IKIWSI: Visual Debugging for Large Multi-Modal Model Inconsistencies
(DIS'25 Best Paper Honorable Mention)
Problem:
Recent open-vocabulary large multimodal (LMM) vision-language models like GPT-4V can process and generate text, images, and videos. However, unlike humans, their outputs often lack common sense and can be inconsistent across modalities.
For example, in multi-label video object recognition, a model might identify an object in one frame but miss it in the next, even if the frames are nearly identical. Automated metrics like F1 or average precision (AP) cannot capture such inconsistencies, making human evaluation essential. To support this, we need a simple visualization tool that allows anyone, regardless of machine learning or computer vision expertise, to assess whether the model is performing reliably.
Solution:
IKIWSI (acronym for I-Know-It-When-I-See-It), shown in the top-left figure, addresses this challenge of evaluating large multimodal models in multi-object video recognition tasks. IKIWISI is a lightweight and intuitive tool that visualizes inconsistencies in model predictions across video frames.

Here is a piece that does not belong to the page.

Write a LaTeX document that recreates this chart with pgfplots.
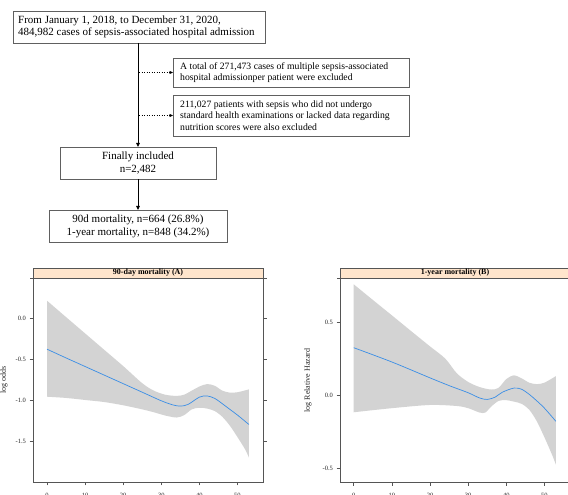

IKIWISI works as follows:
The user selects specific objects of interest from the object dropdown (E) and videos from the video dropdown (C).
When the user chooses the video, the image container (D) is populated with up to 16 keyframes from the video, which the user can zoom in and inspect.
IKIWISI represents the model's predictions in a binary heatmap (F), where each row corresponds to an object and each column to a video frame.
The heatmap allows users to quickly decide on the model's performance by examining the high-level patterns (shown in the bottom left figure) generated by the heatmap.
Designed to be low-effort and high-clarity, IKIWISI requires no prior machine learning or computer vision expertise. Its interface supports effortless comparison and filtering, empowering users to spot unreliable patterns and assess model reliability using only visual perception and common sense.
Outcome:
In a user study with 15 users, the heatmap visualization enabled our participants to identify subtle inconsistencies (e.g., models flipping answers across turns or hallucinating details).
Participants' rating of model performance correlated strongly with the model's actual performance (F1).
Participants inspected only a tiny fraction of the frames to judge a model, thanks to the high-level heatmap patterns.
Evaluations showed that even non-technical users could identify inconsistency patterns and contribute to model assessment workflows.
Impact:
IKIWSI is among the first tools to enable intuitive inconsistency diagnosis across LMM outputs without requiring code or model access. It supports:
Faster and more inclusive evaluation workflows for researchers, QA teams, and designers.
Integration into model audit pipelines and prompt refinement tools.
Reliable model selection and deployment decisions by enabling users to identify patterns and anomalies with minimal manual effort.